#### WHAT TO PRODUCE:
Render every entry exactly as it appears.

════

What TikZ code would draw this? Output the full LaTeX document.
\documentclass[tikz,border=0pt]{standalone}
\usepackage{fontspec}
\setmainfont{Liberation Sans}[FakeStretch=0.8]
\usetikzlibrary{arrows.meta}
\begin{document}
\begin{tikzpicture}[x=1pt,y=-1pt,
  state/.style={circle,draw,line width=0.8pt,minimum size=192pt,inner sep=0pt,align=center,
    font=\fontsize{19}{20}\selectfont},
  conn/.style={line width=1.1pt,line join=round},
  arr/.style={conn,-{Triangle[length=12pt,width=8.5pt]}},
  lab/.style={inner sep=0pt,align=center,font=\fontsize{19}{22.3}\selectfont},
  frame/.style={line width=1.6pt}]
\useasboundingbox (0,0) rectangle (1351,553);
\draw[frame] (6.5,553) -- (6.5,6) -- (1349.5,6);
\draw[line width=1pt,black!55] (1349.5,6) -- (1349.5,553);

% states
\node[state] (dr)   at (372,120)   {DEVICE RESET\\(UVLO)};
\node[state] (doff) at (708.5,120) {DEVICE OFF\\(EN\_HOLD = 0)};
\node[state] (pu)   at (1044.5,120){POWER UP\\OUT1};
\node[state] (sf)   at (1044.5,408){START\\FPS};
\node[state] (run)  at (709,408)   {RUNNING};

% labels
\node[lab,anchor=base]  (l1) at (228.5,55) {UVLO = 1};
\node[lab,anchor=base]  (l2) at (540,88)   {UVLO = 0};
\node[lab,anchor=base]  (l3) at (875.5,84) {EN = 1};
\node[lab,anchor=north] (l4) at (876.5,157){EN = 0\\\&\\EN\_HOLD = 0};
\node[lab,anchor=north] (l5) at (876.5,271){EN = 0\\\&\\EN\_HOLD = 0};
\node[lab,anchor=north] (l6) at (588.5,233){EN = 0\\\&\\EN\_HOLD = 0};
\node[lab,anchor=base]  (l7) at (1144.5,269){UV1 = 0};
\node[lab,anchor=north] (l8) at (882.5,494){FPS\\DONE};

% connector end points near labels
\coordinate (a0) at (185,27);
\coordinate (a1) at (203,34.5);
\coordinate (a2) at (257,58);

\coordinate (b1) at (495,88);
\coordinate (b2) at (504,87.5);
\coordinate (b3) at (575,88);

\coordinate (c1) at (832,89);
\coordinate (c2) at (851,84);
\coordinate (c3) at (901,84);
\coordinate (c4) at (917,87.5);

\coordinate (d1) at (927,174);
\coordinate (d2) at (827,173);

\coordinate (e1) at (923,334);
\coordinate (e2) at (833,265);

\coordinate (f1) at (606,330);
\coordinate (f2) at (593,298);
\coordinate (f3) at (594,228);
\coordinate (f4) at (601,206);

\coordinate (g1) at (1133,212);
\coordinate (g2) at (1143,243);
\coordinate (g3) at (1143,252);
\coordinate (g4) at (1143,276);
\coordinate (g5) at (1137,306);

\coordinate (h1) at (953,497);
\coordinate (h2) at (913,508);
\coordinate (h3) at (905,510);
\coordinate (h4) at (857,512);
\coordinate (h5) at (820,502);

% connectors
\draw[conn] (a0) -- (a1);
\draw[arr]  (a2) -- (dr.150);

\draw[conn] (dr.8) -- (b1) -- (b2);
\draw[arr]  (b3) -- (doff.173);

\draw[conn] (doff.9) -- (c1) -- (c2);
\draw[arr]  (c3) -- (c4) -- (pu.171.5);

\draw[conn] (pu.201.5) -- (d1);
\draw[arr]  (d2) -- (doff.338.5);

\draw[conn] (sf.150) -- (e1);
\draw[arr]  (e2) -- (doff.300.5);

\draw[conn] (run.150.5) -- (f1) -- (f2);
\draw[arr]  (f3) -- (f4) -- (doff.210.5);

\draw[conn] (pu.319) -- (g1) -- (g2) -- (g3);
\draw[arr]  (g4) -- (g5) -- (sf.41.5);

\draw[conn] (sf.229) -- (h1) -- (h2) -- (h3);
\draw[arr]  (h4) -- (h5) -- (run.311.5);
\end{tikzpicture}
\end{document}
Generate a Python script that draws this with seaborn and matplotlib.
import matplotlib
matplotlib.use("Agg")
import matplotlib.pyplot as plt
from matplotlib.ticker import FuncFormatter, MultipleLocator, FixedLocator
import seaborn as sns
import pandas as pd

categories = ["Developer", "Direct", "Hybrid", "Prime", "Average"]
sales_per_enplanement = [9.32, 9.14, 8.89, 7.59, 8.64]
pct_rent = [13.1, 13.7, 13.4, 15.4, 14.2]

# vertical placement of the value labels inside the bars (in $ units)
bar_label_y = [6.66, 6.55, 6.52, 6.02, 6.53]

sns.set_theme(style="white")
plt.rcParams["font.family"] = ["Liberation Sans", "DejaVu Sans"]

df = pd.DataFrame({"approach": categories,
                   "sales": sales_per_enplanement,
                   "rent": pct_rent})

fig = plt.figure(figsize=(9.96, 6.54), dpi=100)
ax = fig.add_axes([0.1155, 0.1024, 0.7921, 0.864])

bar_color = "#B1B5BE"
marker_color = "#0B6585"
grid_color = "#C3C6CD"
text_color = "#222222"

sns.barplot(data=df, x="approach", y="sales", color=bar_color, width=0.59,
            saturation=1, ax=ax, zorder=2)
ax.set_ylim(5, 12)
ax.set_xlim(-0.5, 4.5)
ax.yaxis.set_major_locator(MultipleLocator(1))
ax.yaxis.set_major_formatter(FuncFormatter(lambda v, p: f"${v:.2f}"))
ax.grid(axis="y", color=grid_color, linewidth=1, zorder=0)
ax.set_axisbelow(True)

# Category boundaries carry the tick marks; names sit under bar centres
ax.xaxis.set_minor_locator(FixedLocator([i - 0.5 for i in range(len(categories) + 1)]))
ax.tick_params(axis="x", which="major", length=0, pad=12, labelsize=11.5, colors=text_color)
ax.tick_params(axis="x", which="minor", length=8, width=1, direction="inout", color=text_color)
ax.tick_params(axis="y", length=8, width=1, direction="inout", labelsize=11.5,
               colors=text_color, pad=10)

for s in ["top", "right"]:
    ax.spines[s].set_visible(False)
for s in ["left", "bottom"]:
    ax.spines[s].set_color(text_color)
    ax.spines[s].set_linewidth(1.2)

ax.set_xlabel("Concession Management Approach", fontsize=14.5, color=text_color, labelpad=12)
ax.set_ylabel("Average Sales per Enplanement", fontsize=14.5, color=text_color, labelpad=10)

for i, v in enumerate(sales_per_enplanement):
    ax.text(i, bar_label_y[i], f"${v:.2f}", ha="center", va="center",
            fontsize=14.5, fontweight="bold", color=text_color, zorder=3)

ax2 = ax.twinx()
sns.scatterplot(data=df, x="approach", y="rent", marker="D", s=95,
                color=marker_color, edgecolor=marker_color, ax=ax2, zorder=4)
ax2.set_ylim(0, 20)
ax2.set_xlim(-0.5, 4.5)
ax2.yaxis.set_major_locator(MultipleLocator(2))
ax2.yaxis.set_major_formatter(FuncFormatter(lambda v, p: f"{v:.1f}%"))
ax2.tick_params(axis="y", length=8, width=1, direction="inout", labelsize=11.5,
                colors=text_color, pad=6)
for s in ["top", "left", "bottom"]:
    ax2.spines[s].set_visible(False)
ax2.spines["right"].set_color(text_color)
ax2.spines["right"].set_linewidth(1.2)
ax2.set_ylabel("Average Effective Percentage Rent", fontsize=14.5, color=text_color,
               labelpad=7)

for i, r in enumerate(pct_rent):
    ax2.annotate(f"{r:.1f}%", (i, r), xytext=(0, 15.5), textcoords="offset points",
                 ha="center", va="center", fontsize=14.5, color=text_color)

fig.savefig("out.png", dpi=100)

════

#### OUTPUT FOR THIS TASK:
What TikZ code would draw this? Output the full LaTeX document.
\documentclass[tikz,border=0pt]{standalone}
\usepackage{fontspec}
\setmainfont{Liberation Sans}[FakeStretch=0.8]
\usetikzlibrary{arrows.meta}
\begin{document}
\begin{tikzpicture}[x=1pt,y=-1pt,
  state/.style={circle,draw,line width=0.8pt,minimum size=192pt,inner sep=0pt,align=center,
    font=\fontsize{19}{20}\selectfont},
  conn/.style={line width=1.1pt,line join=round},
  arr/.style={conn,-{Triangle[length=12pt,width=8.5pt]}},
  lab/.style={inner sep=0pt,align=center,font=\fontsize{19}{22.3}\selectfont},
  frame/.style={line width=1.6pt}]
\useasboundingbox (0,0) rectangle (1351,553);
\draw[frame] (6.5,553) -- (6.5,6) -- (1349.5,6);
\draw[line width=1pt,black!55] (1349.5,6) -- (1349.5,553);

% states
\node[state] (dr)   at (372,120)   {DEVICE RESET\\(UVLO)};
\node[state] (doff) at (708.5,120) {DEVICE OFF\\(EN\_HOLD = 0)};
\node[state] (pu)   at (1044.5,120){POWER UP\\OUT1};
\node[state] (sf)   at (1044.5,408){START\\FPS};
\node[state] (run)  at (709,408)   {RUNNING};

% labels
\node[lab,anchor=base]  (l1) at (228.5,55) {UVLO = 1};
\node[lab,anchor=base]  (l2) at (540,88)   {UVLO = 0};
\node[lab,anchor=base]  (l3) at (875.5,84) {EN = 1};
\node[lab,anchor=north] (l4) at (876.5,157){EN = 0\\\&\\EN\_HOLD = 0};
\node[lab,anchor=north] (l5) at (876.5,271){EN = 0\\\&\\EN\_HOLD = 0};
\node[lab,anchor=north] (l6) at (588.5,233){EN = 0\\\&\\EN\_HOLD = 0};
\node[lab,anchor=base]  (l7) at (1144.5,269){UV1 = 0};
\node[lab,anchor=north] (l8) at (882.5,494){FPS\\DONE};

% connector end points near labels
\coordinate (a0) at (185,27);
\coordinate (a1) at (203,34.5);
\coordinate (a2) at (257,58);

\coordinate (b1) at (495,88);
\coordinate (b2) at (504,87.5);
\coordinate (b3) at (575,88);

\coordinate (c1) at (832,89);
\coordinate (c2) at (851,84);
\coordinate (c3) at (901,84);
\coordinate (c4) at (917,87.5);

\coordinate (d1) at (927,174);
\coordinate (d2) at (827,173);

\coordinate (e1) at (923,334);
\coordinate (e2) at (833,265);

\coordinate (f1) at (606,330);
\coordinate (f2) at (593,298);
\coordinate (f3) at (594,228);
\coordinate (f4) at (601,206);

\coordinate (g1) at (1133,212);
\coordinate (g2) at (1143,243);
\coordinate (g3) at (1143,252);
\coordinate (g4) at (1143,276);
\coordinate (g5) at (1137,306);

\coordinate (h1) at (953,497);
\coordinate (h2) at (913,508);
\coordinate (h3) at (905,510);
\coordinate (h4) at (857,512);
\coordinate (h5) at (820,502);

% connectors
\draw[conn] (a0) -- (a1);
\draw[arr]  (a2) -- (dr.150);

\draw[conn] (dr.8) -- (b1) -- (b2);
\draw[arr]  (b3) -- (doff.173);

\draw[conn] (doff.9) -- (c1) -- (c2);
\draw[arr]  (c3) -- (c4) -- (pu.171.5);

\draw[conn] (pu.201.5) -- (d1);
\draw[arr]  (d2) -- (doff.338.5);

\draw[conn] (sf.150) -- (e1);
\draw[arr]  (e2) -- (doff.300.5);

\draw[conn] (run.150.5) -- (f1) -- (f2);
\draw[arr]  (f3) -- (f4) -- (doff.210.5);

\draw[conn] (pu.319) -- (g1) -- (g2) -- (g3);
\draw[arr]  (g4) -- (g5) -- (sf.41.5);

\draw[conn] (sf.229) -- (h1) -- (h2) -- (h3);
\draw[arr]  (h4) -- (h5) -- (run.311.5);
\end{tikzpicture}
\end{document}
Generate a Python script that draws this with seaborn and matplotlib.
import matplotlib
matplotlib.use("Agg")
import matplotlib.pyplot as plt
from matplotlib.ticker import FuncFormatter, MultipleLocator, FixedLocator
import seaborn as sns
import pandas as pd

categories = ["Developer", "Direct", "Hybrid", "Prime", "Average"]
sales_per_enplanement = [9.32, 9.14, 8.89, 7.59, 8.64]
pct_rent = [13.1, 13.7, 13.4, 15.4, 14.2]

# vertical placement of the value labels inside the bars (in $ units)
bar_label_y = [6.66, 6.55, 6.52, 6.02, 6.53]

sns.set_theme(style="white")
plt.rcParams["font.family"] = ["Liberation Sans", "DejaVu Sans"]

df = pd.DataFrame({"approach": categories,
                   "sales": sales_per_enplanement,
                   "rent": pct_rent})

fig = plt.figure(figsize=(9.96, 6.54), dpi=100)
ax = fig.add_axes([0.1155, 0.1024, 0.7921, 0.864])

bar_color = "#B1B5BE"
marker_color = "#0B6585"
grid_color = "#C3C6CD"
text_color = "#222222"

sns.barplot(data=df, x="approach", y="sales", color=bar_color, width=0.59,
            saturation=1, ax=ax, zorder=2)
ax.set_ylim(5, 12)
ax.set_xlim(-0.5, 4.5)
ax.yaxis.set_major_locator(MultipleLocator(1))
ax.yaxis.set_major_formatter(FuncFormatter(lambda v, p: f"${v:.2f}"))
ax.grid(axis="y", color=grid_color, linewidth=1, zorder=0)
ax.set_axisbelow(True)

# Category boundaries carry the tick marks; names sit under bar centres
ax.xaxis.set_minor_locator(FixedLocator([i - 0.5 for i in range(len(categories) + 1)]))
ax.tick_params(axis="x", which="major", length=0, pad=12, labelsize=11.5, colors=text_color)
ax.tick_params(axis="x", which="minor", length=8, width=1, direction="inout", color=text_color)
ax.tick_params(axis="y", length=8, width=1, direction="inout", labelsize=11.5,
               colors=text_color, pad=10)

for s in ["top", "right"]:
    ax.spines[s].set_visible(False)
for s in ["left", "bottom"]:
    ax.spines[s].set_color(text_color)
    ax.spines[s].set_linewidth(1.2)

ax.set_xlabel("Concession Management Approach", fontsize=14.5, color=text_color, labelpad=12)
ax.set_ylabel("Average Sales per Enplanement", fontsize=14.5, color=text_color, labelpad=10)

for i, v in enumerate(sales_per_enplanement):
    ax.text(i, bar_label_y[i], f"${v:.2f}", ha="center", va="center",
            fontsize=14.5, fontweight="bold", color=text_color, zorder=3)

ax2 = ax.twinx()
sns.scatterplot(data=df, x="approach", y="rent", marker="D", s=95,
                color=marker_color, edgecolor=marker_color, ax=ax2, zorder=4)
ax2.set_ylim(0, 20)
ax2.set_xlim(-0.5, 4.5)
ax2.yaxis.set_major_locator(MultipleLocator(2))
ax2.yaxis.set_major_formatter(FuncFormatter(lambda v, p: f"{v:.1f}%"))
ax2.tick_params(axis="y", length=8, width=1, direction="inout", labelsize=11.5,
                colors=text_color, pad=6)
for s in ["top", "left", "bottom"]:
    ax2.spines[s].set_visible(False)
ax2.spines["right"].set_color(text_color)
ax2.spines["right"].set_linewidth(1.2)
ax2.set_ylabel("Average Effective Percentage Rent", fontsize=14.5, color=text_color,
               labelpad=7)

for i, r in enumerate(pct_rent):
    ax2.annotate(f"{r:.1f}%", (i, r), xytext=(0, 15.5), textcoords="offset points",
                 ha="center", va="center", fontsize=14.5, color=text_color)

fig.savefig("out.png", dpi=100)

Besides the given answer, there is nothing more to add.